# Task details:
From the entries below, reproduce exactly the line containing "Clone this chart in matplotlib.", the line containing "1.72, 1.78, 1.85, 1.88, 1.93, 2.0]", and every line in between, with nothing added.

# Supplied records:
* BEGIN *
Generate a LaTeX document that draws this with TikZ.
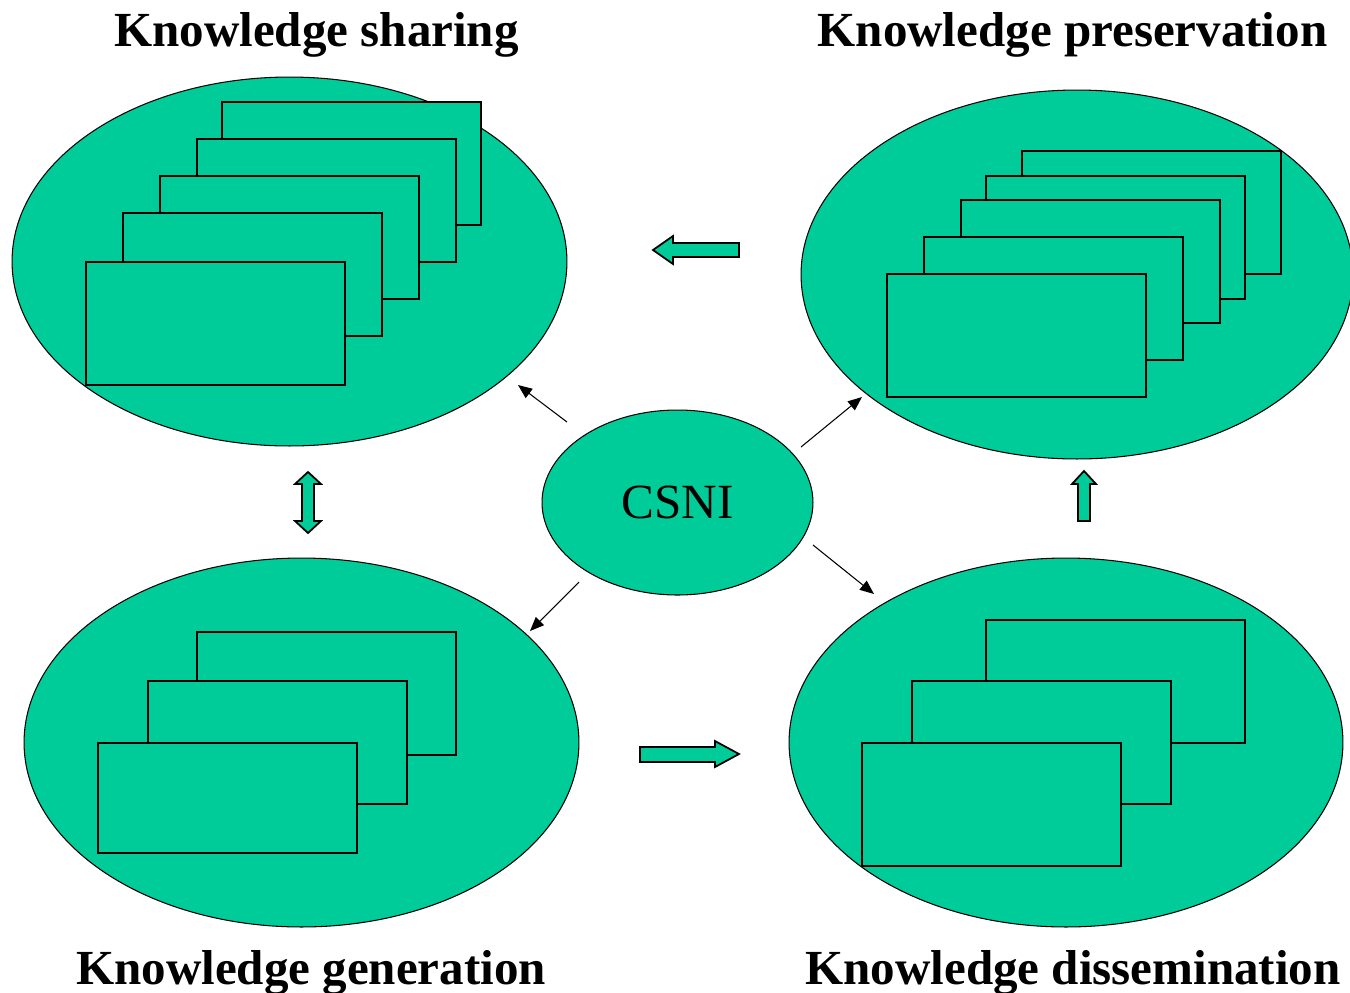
* END *
* BEGIN *
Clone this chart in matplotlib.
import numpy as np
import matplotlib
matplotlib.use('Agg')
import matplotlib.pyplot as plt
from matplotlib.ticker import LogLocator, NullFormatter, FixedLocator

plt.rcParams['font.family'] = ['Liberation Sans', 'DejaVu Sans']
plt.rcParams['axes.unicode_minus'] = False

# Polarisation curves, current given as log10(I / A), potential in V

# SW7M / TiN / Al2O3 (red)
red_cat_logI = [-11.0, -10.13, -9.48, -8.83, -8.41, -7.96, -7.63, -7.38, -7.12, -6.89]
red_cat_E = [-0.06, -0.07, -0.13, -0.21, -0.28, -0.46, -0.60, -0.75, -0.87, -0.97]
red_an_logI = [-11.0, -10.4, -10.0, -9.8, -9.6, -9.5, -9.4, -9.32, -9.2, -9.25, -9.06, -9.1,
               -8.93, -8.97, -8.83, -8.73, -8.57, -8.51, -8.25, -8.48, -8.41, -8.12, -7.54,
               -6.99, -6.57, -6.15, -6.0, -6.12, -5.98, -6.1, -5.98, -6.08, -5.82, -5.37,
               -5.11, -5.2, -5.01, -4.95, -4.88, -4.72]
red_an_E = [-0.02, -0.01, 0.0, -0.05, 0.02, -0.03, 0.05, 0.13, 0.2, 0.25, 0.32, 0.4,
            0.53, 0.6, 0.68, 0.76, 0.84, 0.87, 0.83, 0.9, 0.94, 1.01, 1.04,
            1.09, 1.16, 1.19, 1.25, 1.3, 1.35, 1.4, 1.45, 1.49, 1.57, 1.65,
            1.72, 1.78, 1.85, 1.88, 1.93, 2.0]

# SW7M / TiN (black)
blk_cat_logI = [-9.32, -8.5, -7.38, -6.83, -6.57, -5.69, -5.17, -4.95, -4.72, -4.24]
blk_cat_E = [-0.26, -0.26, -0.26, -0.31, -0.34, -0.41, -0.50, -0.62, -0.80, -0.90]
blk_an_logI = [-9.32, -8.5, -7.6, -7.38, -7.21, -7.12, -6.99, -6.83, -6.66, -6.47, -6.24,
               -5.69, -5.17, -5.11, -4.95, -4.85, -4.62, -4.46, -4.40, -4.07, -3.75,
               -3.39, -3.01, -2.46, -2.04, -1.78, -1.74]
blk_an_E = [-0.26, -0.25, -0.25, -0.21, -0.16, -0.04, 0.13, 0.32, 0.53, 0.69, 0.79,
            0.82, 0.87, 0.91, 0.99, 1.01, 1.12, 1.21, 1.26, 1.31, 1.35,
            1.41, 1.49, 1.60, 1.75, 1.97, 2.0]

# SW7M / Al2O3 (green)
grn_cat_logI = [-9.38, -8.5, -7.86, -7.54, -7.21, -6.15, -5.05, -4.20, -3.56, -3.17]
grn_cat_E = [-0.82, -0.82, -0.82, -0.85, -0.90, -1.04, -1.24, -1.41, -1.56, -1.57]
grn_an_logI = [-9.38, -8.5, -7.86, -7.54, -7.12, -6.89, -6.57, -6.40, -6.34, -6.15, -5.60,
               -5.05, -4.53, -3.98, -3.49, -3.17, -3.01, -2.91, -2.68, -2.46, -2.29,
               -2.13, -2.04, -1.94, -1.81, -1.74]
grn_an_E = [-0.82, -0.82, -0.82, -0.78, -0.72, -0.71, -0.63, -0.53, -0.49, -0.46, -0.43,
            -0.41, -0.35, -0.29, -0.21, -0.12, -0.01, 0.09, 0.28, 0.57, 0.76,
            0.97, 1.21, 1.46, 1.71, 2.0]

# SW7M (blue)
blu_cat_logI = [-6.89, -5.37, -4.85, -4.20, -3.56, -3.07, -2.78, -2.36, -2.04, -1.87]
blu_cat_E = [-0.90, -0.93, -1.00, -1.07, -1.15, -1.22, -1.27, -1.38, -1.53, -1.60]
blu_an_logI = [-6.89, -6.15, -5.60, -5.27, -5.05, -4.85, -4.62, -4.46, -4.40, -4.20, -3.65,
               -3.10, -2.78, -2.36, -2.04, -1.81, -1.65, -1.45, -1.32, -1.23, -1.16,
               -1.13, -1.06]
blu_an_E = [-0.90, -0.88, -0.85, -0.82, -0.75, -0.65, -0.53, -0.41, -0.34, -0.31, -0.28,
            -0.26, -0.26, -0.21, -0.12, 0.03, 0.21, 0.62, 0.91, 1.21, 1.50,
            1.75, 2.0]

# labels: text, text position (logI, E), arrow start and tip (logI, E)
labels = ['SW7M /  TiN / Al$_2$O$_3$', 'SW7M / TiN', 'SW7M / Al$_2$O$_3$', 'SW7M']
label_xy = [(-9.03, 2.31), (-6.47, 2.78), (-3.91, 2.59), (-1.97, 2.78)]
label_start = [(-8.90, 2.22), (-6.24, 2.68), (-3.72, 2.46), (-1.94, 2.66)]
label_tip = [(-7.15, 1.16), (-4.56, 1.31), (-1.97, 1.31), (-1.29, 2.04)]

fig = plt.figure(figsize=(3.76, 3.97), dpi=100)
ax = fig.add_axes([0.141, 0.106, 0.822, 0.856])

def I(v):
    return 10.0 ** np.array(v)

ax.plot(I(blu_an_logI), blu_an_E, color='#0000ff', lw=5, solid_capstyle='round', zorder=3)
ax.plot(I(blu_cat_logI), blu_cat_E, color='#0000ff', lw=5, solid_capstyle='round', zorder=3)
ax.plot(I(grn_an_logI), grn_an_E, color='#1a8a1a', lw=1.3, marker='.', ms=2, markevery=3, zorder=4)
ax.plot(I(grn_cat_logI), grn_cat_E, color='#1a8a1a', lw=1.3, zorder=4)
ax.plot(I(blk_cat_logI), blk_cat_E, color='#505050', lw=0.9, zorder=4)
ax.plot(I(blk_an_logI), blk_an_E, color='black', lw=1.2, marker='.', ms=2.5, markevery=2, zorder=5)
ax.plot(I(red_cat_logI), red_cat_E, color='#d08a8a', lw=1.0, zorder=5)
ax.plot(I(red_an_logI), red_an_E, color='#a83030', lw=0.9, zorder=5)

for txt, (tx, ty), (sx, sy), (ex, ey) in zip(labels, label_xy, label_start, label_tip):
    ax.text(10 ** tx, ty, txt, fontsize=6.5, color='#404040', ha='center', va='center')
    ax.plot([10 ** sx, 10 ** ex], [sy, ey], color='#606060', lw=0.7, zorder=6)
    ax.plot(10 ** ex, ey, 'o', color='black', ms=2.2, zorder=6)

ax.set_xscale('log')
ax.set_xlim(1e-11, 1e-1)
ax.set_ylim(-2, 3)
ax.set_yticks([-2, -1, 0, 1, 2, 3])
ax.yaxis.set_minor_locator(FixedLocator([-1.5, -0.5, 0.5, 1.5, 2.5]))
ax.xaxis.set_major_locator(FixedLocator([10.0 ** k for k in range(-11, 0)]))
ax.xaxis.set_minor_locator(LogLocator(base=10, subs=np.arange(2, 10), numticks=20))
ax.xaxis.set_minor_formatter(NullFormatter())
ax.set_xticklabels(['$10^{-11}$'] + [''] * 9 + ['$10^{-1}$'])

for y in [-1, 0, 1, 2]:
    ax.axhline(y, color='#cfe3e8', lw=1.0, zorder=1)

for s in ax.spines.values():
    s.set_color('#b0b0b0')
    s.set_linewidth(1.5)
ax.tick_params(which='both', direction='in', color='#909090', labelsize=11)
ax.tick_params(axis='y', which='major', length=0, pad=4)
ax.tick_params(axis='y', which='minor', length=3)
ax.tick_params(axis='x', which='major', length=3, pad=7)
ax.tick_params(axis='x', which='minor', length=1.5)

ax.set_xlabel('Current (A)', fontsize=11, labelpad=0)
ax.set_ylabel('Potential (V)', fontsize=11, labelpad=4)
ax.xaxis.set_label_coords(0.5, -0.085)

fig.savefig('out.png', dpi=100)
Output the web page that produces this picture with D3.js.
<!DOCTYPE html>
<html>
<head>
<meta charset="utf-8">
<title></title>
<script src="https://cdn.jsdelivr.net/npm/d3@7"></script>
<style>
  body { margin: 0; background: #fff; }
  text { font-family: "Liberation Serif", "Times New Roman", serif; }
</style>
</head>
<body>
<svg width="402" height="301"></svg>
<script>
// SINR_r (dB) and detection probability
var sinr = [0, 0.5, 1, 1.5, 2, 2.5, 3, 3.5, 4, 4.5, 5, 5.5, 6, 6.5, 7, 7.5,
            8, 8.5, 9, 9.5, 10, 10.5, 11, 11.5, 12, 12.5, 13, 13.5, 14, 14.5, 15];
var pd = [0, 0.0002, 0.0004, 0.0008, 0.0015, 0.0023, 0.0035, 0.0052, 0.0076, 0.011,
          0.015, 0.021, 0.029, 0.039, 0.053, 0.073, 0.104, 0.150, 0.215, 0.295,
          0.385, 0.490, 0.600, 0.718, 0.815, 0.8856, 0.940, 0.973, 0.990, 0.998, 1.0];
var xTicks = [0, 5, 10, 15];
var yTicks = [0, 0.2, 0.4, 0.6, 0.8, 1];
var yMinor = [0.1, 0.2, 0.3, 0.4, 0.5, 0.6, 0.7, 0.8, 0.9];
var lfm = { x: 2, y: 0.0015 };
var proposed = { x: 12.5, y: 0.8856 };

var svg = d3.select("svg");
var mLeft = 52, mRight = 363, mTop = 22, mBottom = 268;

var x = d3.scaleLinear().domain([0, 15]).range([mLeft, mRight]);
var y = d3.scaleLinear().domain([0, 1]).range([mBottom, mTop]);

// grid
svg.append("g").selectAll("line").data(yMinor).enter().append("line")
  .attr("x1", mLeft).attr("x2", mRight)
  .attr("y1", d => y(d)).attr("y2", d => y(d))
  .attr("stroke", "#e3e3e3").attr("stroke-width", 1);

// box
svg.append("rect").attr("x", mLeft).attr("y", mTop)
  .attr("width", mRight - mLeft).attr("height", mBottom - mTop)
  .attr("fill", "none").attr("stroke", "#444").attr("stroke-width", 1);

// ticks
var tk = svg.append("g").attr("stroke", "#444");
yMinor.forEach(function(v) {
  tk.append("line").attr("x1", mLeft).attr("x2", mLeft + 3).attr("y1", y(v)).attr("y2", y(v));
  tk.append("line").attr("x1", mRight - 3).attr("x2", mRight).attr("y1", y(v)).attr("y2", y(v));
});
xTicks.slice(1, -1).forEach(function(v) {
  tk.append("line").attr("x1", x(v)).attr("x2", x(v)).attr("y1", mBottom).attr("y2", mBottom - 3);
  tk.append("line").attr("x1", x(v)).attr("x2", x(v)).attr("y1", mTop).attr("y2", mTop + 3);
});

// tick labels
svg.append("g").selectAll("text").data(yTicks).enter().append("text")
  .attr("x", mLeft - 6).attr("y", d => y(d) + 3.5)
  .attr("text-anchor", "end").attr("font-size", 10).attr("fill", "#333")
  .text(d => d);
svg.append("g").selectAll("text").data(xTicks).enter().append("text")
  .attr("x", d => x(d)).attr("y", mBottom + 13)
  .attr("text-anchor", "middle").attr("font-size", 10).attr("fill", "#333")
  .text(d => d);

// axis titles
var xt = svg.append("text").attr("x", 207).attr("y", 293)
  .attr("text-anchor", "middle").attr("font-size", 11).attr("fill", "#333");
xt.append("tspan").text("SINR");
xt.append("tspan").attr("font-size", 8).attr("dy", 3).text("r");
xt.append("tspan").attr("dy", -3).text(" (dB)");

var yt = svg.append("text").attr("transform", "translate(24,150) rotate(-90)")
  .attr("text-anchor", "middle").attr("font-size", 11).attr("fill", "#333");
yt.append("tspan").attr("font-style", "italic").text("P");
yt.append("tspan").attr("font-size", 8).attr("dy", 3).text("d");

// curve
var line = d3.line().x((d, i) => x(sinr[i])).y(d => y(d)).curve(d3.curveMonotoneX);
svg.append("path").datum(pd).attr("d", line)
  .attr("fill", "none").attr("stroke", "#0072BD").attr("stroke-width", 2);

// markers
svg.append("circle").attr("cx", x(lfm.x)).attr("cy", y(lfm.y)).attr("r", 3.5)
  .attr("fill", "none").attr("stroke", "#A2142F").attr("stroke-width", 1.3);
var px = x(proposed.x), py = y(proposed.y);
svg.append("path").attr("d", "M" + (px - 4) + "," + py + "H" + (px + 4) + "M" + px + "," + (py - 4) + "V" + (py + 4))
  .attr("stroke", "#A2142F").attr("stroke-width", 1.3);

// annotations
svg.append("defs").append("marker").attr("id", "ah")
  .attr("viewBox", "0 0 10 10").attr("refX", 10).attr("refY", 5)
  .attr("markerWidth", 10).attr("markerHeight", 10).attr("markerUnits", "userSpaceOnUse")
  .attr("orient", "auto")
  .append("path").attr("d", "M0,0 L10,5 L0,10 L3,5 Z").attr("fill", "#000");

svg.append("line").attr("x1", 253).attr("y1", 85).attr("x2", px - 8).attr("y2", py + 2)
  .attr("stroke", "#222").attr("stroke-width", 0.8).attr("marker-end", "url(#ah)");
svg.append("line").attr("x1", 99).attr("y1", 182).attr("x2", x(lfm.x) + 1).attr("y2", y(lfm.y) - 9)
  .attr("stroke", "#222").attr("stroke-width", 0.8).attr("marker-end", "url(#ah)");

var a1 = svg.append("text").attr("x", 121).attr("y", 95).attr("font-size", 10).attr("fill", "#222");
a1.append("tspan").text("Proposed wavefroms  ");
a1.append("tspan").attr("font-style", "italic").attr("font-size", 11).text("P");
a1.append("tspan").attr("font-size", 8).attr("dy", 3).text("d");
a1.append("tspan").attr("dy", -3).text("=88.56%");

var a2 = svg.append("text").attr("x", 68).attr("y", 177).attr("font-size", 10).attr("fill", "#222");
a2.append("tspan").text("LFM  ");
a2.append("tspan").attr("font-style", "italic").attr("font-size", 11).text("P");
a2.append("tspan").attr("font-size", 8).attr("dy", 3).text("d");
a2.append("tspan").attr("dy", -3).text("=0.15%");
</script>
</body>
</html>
* END *
# Solution for this task:
Clone this chart in matplotlib.
import numpy as np
import matplotlib
matplotlib.use('Agg')
import matplotlib.pyplot as plt
from matplotlib.ticker import LogLocator, NullFormatter, FixedLocator

plt.rcParams['font.family'] = ['Liberation Sans', 'DejaVu Sans']
plt.rcParams['axes.unicode_minus'] = False

# Polarisation curves, current given as log10(I / A), potential in V

# SW7M / TiN / Al2O3 (red)
red_cat_logI = [-11.0, -10.13, -9.48, -8.83, -8.41, -7.96, -7.63, -7.38, -7.12, -6.89]
red_cat_E = [-0.06, -0.07, -0.13, -0.21, -0.28, -0.46, -0.60, -0.75, -0.87, -0.97]
red_an_logI = [-11.0, -10.4, -10.0, -9.8, -9.6, -9.5, -9.4, -9.32, -9.2, -9.25, -9.06, -9.1,
               -8.93, -8.97, -8.83, -8.73, -8.57, -8.51, -8.25, -8.48, -8.41, -8.12, -7.54,
               -6.99, -6.57, -6.15, -6.0, -6.12, -5.98, -6.1, -5.98, -6.08, -5.82, -5.37,
               -5.11, -5.2, -5.01, -4.95, -4.88, -4.72]
red_an_E = [-0.02, -0.01, 0.0, -0.05, 0.02, -0.03, 0.05, 0.13, 0.2, 0.25, 0.32, 0.4,
            0.53, 0.6, 0.68, 0.76, 0.84, 0.87, 0.83, 0.9, 0.94, 1.01, 1.04,
            1.09, 1.16, 1.19, 1.25, 1.3, 1.35, 1.4, 1.45, 1.49, 1.57, 1.65,
            1.72, 1.78, 1.85, 1.88, 1.93, 2.0]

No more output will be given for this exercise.